**Rows from a dataset of charts and code**.
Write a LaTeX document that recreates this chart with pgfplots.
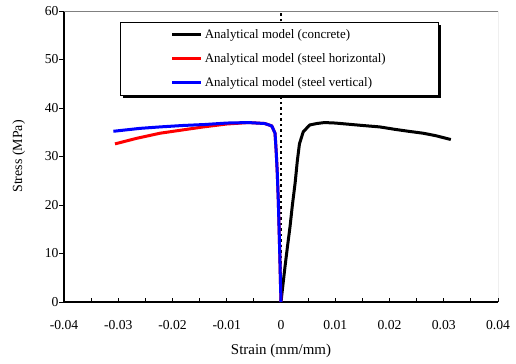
\documentclass[border=0pt]{standalone}
\usepackage{pgfplots}
\pgfplotsset{compat=1.18}
\usepackage{fontspec}
\setmainfont{Liberation Serif}
\begin{document}
\begin{tikzpicture}
\begin{axis}[
  scale only axis,
  width=434bp, height=291bp,
  xmin=-0.04, xmax=0.04, ymin=0, ymax=60,
  axis lines*=left,
  x axis line style={-, line width=1.2bp},
  y axis line style={-, line width=1.2bp},
  scaled x ticks=false,
  xtick={-0.04,-0.03,-0.02,-0.01,0,0.01,0.02,0.03,0.04},
  xticklabels={-0.04,-0.03,-0.02,-0.01,0,0.01,0.02,0.03,0.04},
  minor xtick={-0.035,-0.025,-0.015,-0.005,0.005,0.015,0.025,0.035},
  ytick={0,10,20,30,40,50,60},
  xtick style={black, line width=0.9bp},
  ytick style={black, line width=0.9bp},
  x tick style={/pgfplots/tick align=inside},
  y tick style={/pgfplots/tick align=outside},
  tick pos=left,
  major tick length=4.5bp, minor tick length=4.5bp,
  /pgf/number format/assume math mode=true,
  ticklabel style={font=\fontsize{13.7}{16}\selectfont},
  xticklabel style={yshift=-15bp},
  yticklabel style={xshift=-2bp},
  xlabel={Strain (mm/mm)},
  ylabel={Stress (MPa)},
  xlabel style={font=\fontsize{15}{17}\selectfont, yshift=-7bp},
  ylabel style={font=\fontsize{14}{16}\selectfont, yshift=13bp},
  legend style={at={(0.129,0.962)}, anchor=north west, draw=black, line width=0.6bp,
    fill=white, minimum width=318bp, minimum height=73bp, inner sep=0bp,
    font=\fontsize{13}{15}\selectfont, row sep=9.5bp,
    nodes={inner sep=2bp, minimum width=0bp, minimum height=0bp}},
  legend cell align=left,
  legend image code/.code={\draw[#1, line width=3bp] (0bp,0bp) -- (29bp,0bp);},
]
\addplot[black, line width=1.6bp, dash pattern=on 2.5bp off 3bp, forget plot] coordinates {(0,0) (0,60)};
\fill[black] ([shift={(3bp,-3bp)}]axis description cs:0.129,0.962) rectangle ([shift={(321bp,-76bp)}]axis description cs:0.129,0.962);
\addplot[black, line width=3bp, line join=round] coordinates {
(0,0) (0.0003,3) (0.00074,7.3) (0.0012,11.5) (0.00166,15.5) (0.0021,20) (0.0026,24.5)
(0.003,29) (0.0034,32.6) (0.0041,35.1) (0.0053,36.5) (0.0066,36.8) (0.008,37) (0.01,36.9)
(0.012,36.7) (0.015,36.4) (0.0182,36.1) (0.021,35.6) (0.0235,35.2) (0.0262,34.8)
(0.0285,34.3) (0.0313,33.5)};
\addlegendentry{Analytical model (concrete)}
\addplot[red, line width=3bp, line join=round] coordinates {
(0,0) (-0.0001,4) (-0.0002,8.7) (-0.00035,15) (-0.0005,21) (-0.0007,27) (-0.0009,31.3)
(-0.0011,34.8) (-0.0017,36.3) (-0.003,36.8) (-0.006,37) (-0.01,36.7) (-0.0143,36.1)
(-0.018,35.5) (-0.0223,34.8) (-0.0266,33.75) (-0.0306,32.6)};
\addlegendentry{Analytical model (steel horizontal)}
\addplot[blue, line width=3bp, line join=round] coordinates {
(0,0) (-0.0001,4) (-0.0002,8.7) (-0.00035,15) (-0.0005,21) (-0.0007,27) (-0.0009,31.3)
(-0.0011,34.8) (-0.0017,36.3) (-0.003,36.8) (-0.006,37) (-0.01,36.9) (-0.014,36.6)
(-0.018,36.4) (-0.0223,36.1) (-0.026,35.8) (-0.0309,35.2)};
\addlegendentry{Analytical model (steel vertical)}
\draw[gray, line width=0.8bp] (rel axis cs:0,1) -- (rel axis cs:1,1) -- (rel axis cs:1,0);
\end{axis}
\pgfresetboundingbox
\path ([shift={(-64bp,-61bp)}]current axis.south west) rectangle ([shift={(18bp,11bp)}]current axis.north east);
\end{tikzpicture}
\end{document}
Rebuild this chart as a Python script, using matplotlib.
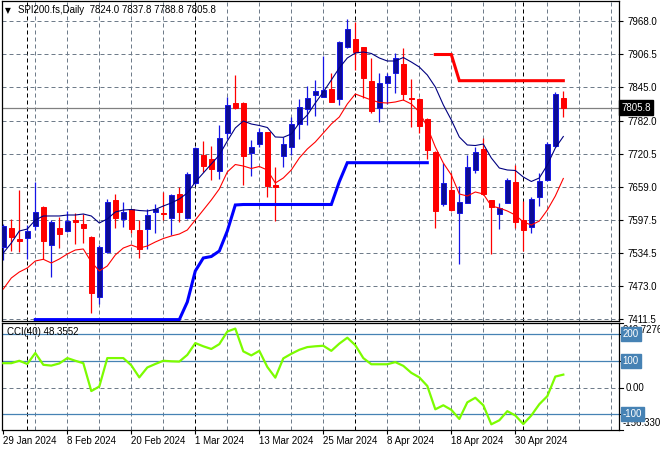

**GOAL**. Keep every word of the data as it is when you write it out, but drop the pictures.

**CORRECT ANSWER**.
Write a LaTeX document that recreates this chart with pgfplots.
\documentclass[border=0pt]{standalone}
\usepackage{pgfplots}
\pgfplotsset{compat=1.18}
\usepackage{fontspec}
\setmainfont{Liberation Serif}
\begin{document}
\begin{tikzpicture}
\begin{axis}[
  scale only axis,
  width=434bp, height=291bp,
  xmin=-0.04, xmax=0.04, ymin=0, ymax=60,
  axis lines*=left,
  x axis line style={-, line width=1.2bp},
  y axis line style={-, line width=1.2bp},
  scaled x ticks=false,
  xtick={-0.04,-0.03,-0.02,-0.01,0,0.01,0.02,0.03,0.04},
  xticklabels={-0.04,-0.03,-0.02,-0.01,0,0.01,0.02,0.03,0.04},
  minor xtick={-0.035,-0.025,-0.015,-0.005,0.005,0.015,0.025,0.035},
  ytick={0,10,20,30,40,50,60},
  xtick style={black, line width=0.9bp},
  ytick style={black, line width=0.9bp},
  x tick style={/pgfplots/tick align=inside},
  y tick style={/pgfplots/tick align=outside},
  tick pos=left,
  major tick length=4.5bp, minor tick length=4.5bp,
  /pgf/number format/assume math mode=true,
  ticklabel style={font=\fontsize{13.7}{16}\selectfont},
  xticklabel style={yshift=-15bp},
  yticklabel style={xshift=-2bp},
  xlabel={Strain (mm/mm)},
  ylabel={Stress (MPa)},
  xlabel style={font=\fontsize{15}{17}\selectfont, yshift=-7bp},
  ylabel style={font=\fontsize{14}{16}\selectfont, yshift=13bp},
  legend style={at={(0.129,0.962)}, anchor=north west, draw=black, line width=0.6bp,
    fill=white, minimum width=318bp, minimum height=73bp, inner sep=0bp,
    font=\fontsize{13}{15}\selectfont, row sep=9.5bp,
    nodes={inner sep=2bp, minimum width=0bp, minimum height=0bp}},
  legend cell align=left,
  legend image code/.code={\draw[#1, line width=3bp] (0bp,0bp) -- (29bp,0bp);},
]
\addplot[black, line width=1.6bp, dash pattern=on 2.5bp off 3bp, forget plot] coordinates {(0,0) (0,60)};
\fill[black] ([shift={(3bp,-3bp)}]axis description cs:0.129,0.962) rectangle ([shift={(321bp,-76bp)}]axis description cs:0.129,0.962);
\addplot[black, line width=3bp, line join=round] coordinates {
(0,0) (0.0003,3) (0.00074,7.3) (0.0012,11.5) (0.00166,15.5) (0.0021,20) (0.0026,24.5)
(0.003,29) (0.0034,32.6) (0.0041,35.1) (0.0053,36.5) (0.0066,36.8) (0.008,37) (0.01,36.9)
(0.012,36.7) (0.015,36.4) (0.0182,36.1) (0.021,35.6) (0.0235,35.2) (0.0262,34.8)
(0.0285,34.3) (0.0313,33.5)};
\addlegendentry{Analytical model (concrete)}
\addplot[red, line width=3bp, line join=round] coordinates {
(0,0) (-0.0001,4) (-0.0002,8.7) (-0.00035,15) (-0.0005,21) (-0.0007,27) (-0.0009,31.3)
(-0.0011,34.8) (-0.0017,36.3) (-0.003,36.8) (-0.006,37) (-0.01,36.7) (-0.0143,36.1)
(-0.018,35.5) (-0.0223,34.8) (-0.0266,33.75) (-0.0306,32.6)};
\addlegendentry{Analytical model (steel horizontal)}
\addplot[blue, line width=3bp, line join=round] coordinates {
(0,0) (-0.0001,4) (-0.0002,8.7) (-0.00035,15) (-0.0005,21) (-0.0007,27) (-0.0009,31.3)
(-0.0011,34.8) (-0.0017,36.3) (-0.003,36.8) (-0.006,37) (-0.01,36.9) (-0.014,36.6)
(-0.018,36.4) (-0.0223,36.1) (-0.026,35.8) (-0.0309,35.2)};
\addlegendentry{Analytical model (steel vertical)}
\draw[gray, line width=0.8bp] (rel axis cs:0,1) -- (rel axis cs:1,1) -- (rel axis cs:1,0);
\end{axis}
\pgfresetboundingbox
\path ([shift={(-64bp,-61bp)}]current axis.south west) rectangle ([shift={(18bp,11bp)}]current axis.north east);
\end{tikzpicture}
\end{document}
Rebuild this chart as a Python script, using matplotlib.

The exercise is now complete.